Considering the breakthrough work going on in that lab, no doubt his trainees depart with a sense that they can achieve most anything. Dr. Saha's work is aimed at genetic disorders that afflict the retinal pigment epithelium (RPE), the cell layer just outside the neurosensory retina. Its many functions include light absorption, supplying nutrients to photoreceptors, converting light to electrical signals, and removing pathogens and cell debris.

These disorders, such as some forms of retinitis pigmentosa, Best disease and congenital amaurosis, all greatly hinder eyesight, some leading to blindness. The usual current therapy, the viral treatment of delivering lab-formed DNA molecules into the cells, has limitations, and some patients' gene makeup isn't suited for this approach.

Dr. Saha and his team are working on generating nanocarriers of gene-editing machinery that sidestep the safety issues of viral delivery. “Advancements have enabled precision gene-editing directly in patient tissues,” Dr. Saha says.

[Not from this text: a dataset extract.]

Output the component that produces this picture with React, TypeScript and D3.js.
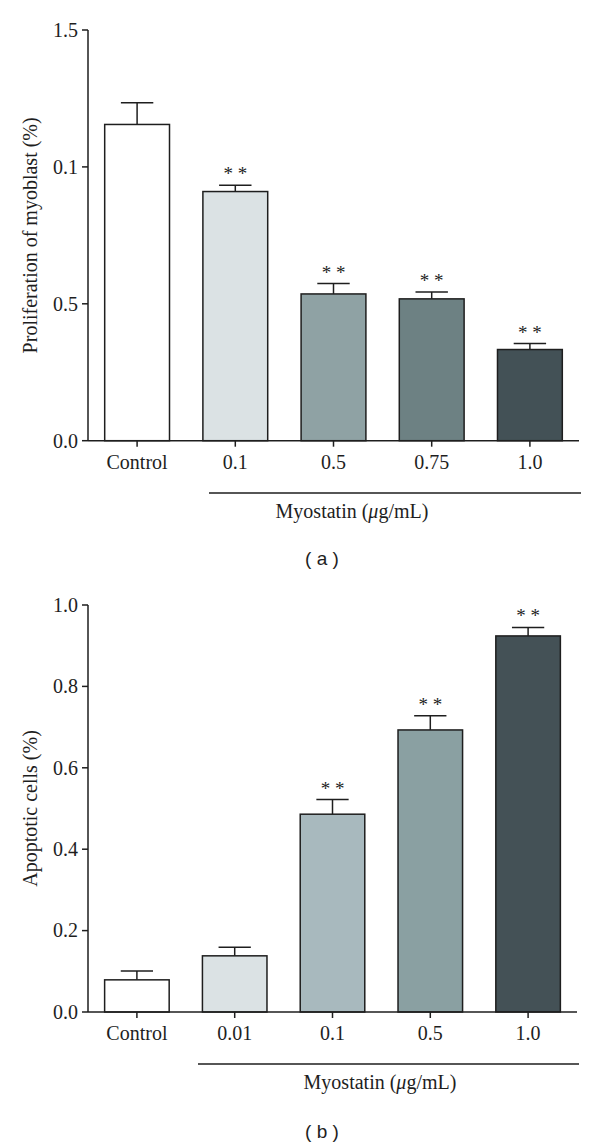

“But beyond helping disorders that affect the eyes, our approach could set the foundation for a new paradigm in genomic medicine, expanding the types of tissues that could be edited, and hence the spectrum of disease where genomic medicine could have an impact."

“We hope to improve vision for patients afflicted by inherited genetic disorders, with low potential for adverse events; and that this work will be a springboard to further discoveries in genomic medicine.”